Pelaporan dugaan tindak pidana percobaan pemerkosaan yang dialami korban memang telah diterima oleh petugas unit PPA Polda Aceh tanpa harus menunjukkan sertifikat vaksin ataupun surat keterangan tidak dapat divaksin. Akan tetapi petugas unit PPA Polda Aceh menolak menerbitkan Surat Tanda Bukti Lapor (STBL) dengan alasan identitas dan ciri-ciri terlapor tidak dapat diketahui dengan jelas.

YLBHI LBH Banda Aceh Mengecam Tindakan Polisi Yang Menolak Laporan Masyarakat Dengan Alasan Belum Divaksin

YLBHI-LBH Banda Aceh dengan ini mengecam keras tindakan petugas Polresta Banda Aceh yang menolak laporan masyarakat dengan alasan belum divaksin. Sepanjang penelurusan kami, tidak ada satupun peraturan perundang-undangan yang menjadikan sertifikat vaksin sebagai syarat untuk membuat laporan polisi. Sertifikat vaksin seharusnya tidak boleh dijadikan syarat agar masyarakat mendapatkan haknya untuk memperoleh akses terhadap keadilan (access to justice). Pemberlakuan syarat adanya sertifikat vaksin untuk membuat laporan polisi sangat bertentangan dengan hukum dan hak asasi manusia, khususnya hak untuk diakui sebagai pribadi dan persamaan di depan hukum.

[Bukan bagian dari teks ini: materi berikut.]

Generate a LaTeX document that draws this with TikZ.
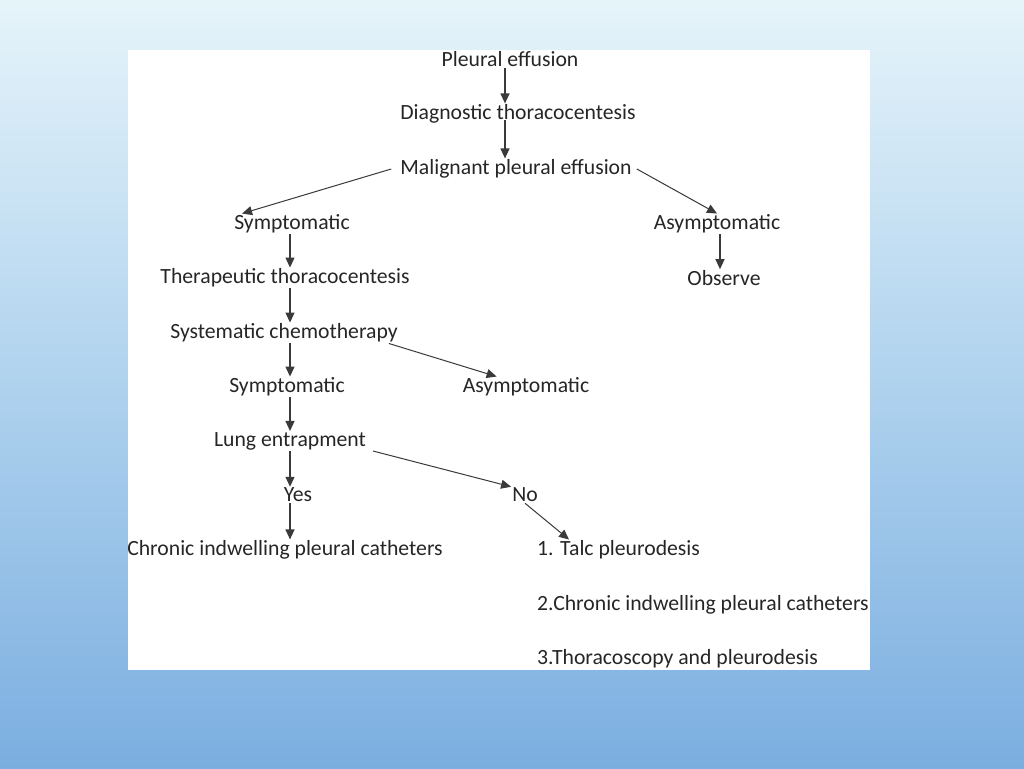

Berdasarkan Pasal 4 Undang-Undang Nomor 39 Tahun 1999 tentang Hak Asasi Manusia (UU HAM), hak untuk diakui sebagai pribadi dan persamaan di depan hukum merupakan hak yang tidak dapat dikurangi dalam keadaan apapun dan oleh siapapu (non derogable rights), termasuk oleh kepolisian dalam keadaan pandemi seperti sekarang ini. Oleh karena itu, YLBHI-LBH Banda Aceh mendesak agar pihak kepolisian bekerja lebih profesional dan humanis, sehingga kejadian ini tidak terulang lagi di masa yang akan datang.

YLBHI-LBH Banda Aceh juga menyayangkan tindakan petugas Unit PPA Polda Aceh yang menolak menerbitkan STBL dengan alasan identitas dan ciri-ciri terlapor tidak diketahui dengan jelas. Hal tersebut sangat bertentangan dengan ketentuan Pasal 108 ayat (6) Kitab Undang-Undang Hukum Acara Pidana (KHAP) jo Pasal 3 ayat (4) Perkap Nomor 6 Tahun 2019 tentang Penyidikan Tindak Pidana, yang menentukan bahwa pelapor berhak menerima surat tanda bukti lapor model B dari pihak kepolisia setelah membuat laporan.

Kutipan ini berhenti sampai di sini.